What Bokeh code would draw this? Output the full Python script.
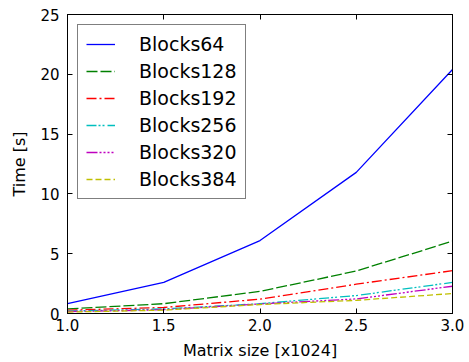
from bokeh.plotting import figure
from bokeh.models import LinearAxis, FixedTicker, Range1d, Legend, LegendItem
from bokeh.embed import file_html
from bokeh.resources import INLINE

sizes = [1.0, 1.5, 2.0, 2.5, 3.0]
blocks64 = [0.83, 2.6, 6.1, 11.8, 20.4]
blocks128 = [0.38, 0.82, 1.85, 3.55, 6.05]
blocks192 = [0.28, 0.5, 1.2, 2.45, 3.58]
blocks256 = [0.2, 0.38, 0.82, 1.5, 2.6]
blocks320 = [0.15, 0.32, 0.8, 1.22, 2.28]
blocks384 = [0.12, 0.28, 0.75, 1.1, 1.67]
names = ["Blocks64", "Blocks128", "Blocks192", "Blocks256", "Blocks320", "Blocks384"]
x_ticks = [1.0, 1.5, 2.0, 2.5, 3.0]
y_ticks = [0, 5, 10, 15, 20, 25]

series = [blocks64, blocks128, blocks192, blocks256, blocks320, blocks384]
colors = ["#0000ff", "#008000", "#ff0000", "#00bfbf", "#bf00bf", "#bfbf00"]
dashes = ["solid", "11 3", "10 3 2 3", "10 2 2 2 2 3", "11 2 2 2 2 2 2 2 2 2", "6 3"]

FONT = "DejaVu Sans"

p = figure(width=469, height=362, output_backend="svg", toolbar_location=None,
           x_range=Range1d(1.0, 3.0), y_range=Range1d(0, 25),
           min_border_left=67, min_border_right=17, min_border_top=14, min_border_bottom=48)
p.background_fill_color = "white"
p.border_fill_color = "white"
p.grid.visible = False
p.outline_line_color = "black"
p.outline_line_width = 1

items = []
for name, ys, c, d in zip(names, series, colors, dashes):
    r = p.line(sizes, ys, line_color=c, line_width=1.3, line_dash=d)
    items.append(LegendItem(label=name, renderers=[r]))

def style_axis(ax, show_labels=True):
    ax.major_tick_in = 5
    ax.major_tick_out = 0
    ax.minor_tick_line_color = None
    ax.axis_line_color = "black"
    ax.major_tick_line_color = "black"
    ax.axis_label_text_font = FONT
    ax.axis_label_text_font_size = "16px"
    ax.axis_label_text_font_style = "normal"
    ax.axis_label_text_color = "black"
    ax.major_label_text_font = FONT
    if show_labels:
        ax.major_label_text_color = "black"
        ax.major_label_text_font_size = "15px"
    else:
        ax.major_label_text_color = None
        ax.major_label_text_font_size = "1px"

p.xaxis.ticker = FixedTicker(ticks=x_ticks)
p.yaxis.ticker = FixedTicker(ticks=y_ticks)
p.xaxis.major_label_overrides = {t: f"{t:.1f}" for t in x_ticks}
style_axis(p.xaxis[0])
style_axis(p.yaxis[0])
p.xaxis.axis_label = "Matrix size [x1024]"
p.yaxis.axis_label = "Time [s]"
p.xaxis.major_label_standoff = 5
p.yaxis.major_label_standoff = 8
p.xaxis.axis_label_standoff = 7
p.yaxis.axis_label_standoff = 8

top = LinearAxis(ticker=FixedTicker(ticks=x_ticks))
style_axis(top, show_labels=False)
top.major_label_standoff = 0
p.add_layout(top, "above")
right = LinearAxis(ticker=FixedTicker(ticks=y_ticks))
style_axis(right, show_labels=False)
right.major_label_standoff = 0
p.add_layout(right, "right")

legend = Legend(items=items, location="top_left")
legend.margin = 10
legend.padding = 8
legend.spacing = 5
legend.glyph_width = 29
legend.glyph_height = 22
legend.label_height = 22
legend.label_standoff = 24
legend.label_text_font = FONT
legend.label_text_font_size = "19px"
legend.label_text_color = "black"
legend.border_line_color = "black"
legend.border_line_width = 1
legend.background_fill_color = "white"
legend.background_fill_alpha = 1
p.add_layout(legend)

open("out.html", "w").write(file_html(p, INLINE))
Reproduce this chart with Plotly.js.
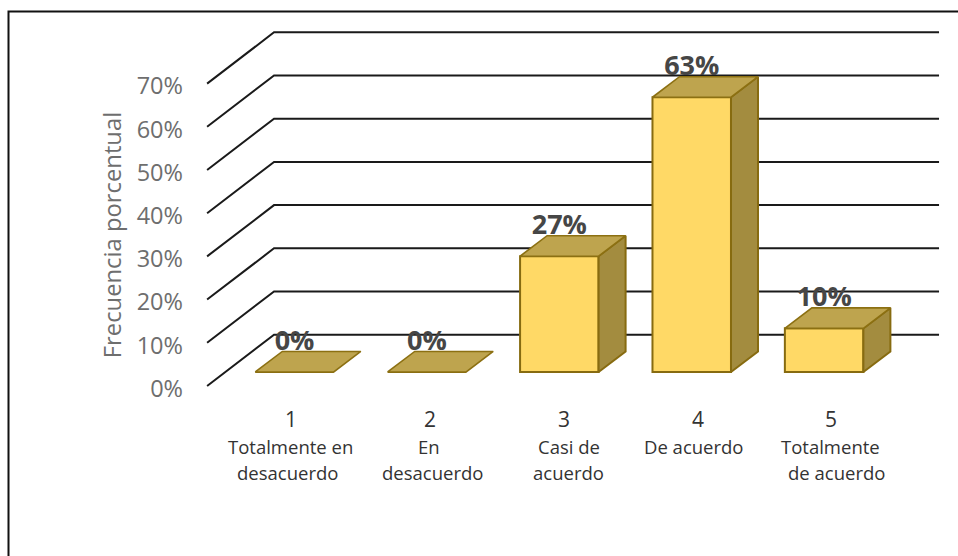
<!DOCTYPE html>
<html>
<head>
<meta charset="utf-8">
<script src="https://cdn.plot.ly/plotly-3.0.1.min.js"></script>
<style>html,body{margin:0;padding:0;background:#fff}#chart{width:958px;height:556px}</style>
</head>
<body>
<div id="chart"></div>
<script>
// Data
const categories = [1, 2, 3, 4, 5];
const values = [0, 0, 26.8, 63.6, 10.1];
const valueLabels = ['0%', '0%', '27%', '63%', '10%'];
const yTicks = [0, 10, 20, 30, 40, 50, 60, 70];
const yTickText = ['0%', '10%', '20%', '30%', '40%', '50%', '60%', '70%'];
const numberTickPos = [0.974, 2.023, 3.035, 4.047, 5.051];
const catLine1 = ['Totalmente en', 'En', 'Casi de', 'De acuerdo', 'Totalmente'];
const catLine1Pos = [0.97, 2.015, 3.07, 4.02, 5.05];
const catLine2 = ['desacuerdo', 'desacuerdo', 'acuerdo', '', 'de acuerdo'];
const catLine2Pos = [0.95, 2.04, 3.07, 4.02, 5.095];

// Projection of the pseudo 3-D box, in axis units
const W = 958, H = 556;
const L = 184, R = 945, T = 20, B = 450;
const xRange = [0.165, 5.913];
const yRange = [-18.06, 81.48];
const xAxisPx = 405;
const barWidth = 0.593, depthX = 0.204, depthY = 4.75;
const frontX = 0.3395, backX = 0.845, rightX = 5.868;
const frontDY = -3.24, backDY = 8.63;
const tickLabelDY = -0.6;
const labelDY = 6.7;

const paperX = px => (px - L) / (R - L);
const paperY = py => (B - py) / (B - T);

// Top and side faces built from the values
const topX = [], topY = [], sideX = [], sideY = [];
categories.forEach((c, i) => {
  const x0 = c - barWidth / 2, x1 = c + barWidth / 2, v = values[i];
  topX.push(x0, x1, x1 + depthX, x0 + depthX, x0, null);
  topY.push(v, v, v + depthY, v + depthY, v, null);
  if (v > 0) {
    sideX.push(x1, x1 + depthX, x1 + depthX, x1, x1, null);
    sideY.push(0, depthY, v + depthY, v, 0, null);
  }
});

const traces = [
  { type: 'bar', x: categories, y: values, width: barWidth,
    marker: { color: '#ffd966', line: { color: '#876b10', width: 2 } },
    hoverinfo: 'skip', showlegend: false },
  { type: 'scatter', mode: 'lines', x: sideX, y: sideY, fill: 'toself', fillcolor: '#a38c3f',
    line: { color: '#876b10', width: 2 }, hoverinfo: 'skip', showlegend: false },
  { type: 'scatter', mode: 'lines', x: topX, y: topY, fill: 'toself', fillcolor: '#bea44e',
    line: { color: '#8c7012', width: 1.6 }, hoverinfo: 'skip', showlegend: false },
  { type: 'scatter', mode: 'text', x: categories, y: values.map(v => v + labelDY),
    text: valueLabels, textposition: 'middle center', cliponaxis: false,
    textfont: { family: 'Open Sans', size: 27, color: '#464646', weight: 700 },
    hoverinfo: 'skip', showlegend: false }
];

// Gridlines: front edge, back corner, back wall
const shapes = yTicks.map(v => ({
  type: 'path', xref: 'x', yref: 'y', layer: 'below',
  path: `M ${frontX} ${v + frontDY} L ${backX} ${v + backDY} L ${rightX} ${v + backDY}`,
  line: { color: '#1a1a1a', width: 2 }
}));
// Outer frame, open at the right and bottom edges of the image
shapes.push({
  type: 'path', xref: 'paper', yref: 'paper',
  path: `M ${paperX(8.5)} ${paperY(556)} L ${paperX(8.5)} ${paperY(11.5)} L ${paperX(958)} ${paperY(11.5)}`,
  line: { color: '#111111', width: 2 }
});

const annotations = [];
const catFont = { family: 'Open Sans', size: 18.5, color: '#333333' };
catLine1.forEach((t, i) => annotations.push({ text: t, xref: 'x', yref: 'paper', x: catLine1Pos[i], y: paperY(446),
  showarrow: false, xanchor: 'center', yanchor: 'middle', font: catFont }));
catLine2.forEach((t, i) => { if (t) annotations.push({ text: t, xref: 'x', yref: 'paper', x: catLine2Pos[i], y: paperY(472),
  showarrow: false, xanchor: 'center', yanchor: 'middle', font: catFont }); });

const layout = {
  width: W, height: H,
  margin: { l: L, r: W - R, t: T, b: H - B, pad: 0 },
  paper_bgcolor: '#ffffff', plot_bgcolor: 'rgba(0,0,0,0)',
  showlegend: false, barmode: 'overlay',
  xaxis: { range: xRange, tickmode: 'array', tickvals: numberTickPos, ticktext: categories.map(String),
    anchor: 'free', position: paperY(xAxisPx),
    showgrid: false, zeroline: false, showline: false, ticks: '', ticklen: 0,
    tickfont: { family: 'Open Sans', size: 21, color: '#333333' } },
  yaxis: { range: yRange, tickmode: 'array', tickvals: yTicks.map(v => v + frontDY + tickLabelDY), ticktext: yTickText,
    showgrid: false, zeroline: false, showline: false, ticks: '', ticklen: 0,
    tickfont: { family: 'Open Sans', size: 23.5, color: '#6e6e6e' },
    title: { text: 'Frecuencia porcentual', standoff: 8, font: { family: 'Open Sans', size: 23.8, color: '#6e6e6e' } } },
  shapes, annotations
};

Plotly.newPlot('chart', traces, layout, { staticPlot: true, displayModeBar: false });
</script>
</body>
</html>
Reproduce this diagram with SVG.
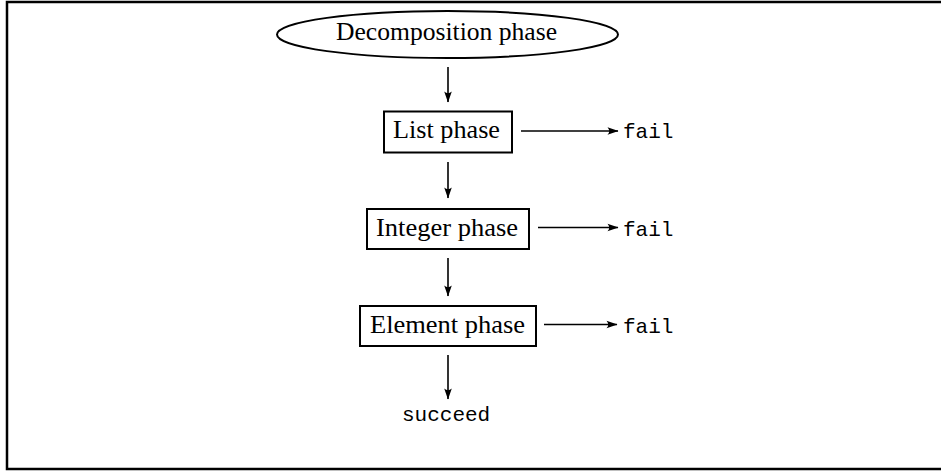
******
» Work instructions:
Take the material above from its first line through the line holding "y_ticks = [0, 5, 10, 15, 20, 25]" and set it down exactly, without the pictures.

» Output of the task:
What Bokeh code would draw this? Output the full Python script.
from bokeh.plotting import figure
from bokeh.models import LinearAxis, FixedTicker, Range1d, Legend, LegendItem
from bokeh.embed import file_html
from bokeh.resources import INLINE

sizes = [1.0, 1.5, 2.0, 2.5, 3.0]
blocks64 = [0.83, 2.6, 6.1, 11.8, 20.4]
blocks128 = [0.38, 0.82, 1.85, 3.55, 6.05]
blocks192 = [0.28, 0.5, 1.2, 2.45, 3.58]
blocks256 = [0.2, 0.38, 0.82, 1.5, 2.6]
blocks320 = [0.15, 0.32, 0.8, 1.22, 2.28]
blocks384 = [0.12, 0.28, 0.75, 1.1, 1.67]
names = ["Blocks64", "Blocks128", "Blocks192", "Blocks256", "Blocks320", "Blocks384"]
x_ticks = [1.0, 1.5, 2.0, 2.5, 3.0]
y_ticks = [0, 5, 10, 15, 20, 25]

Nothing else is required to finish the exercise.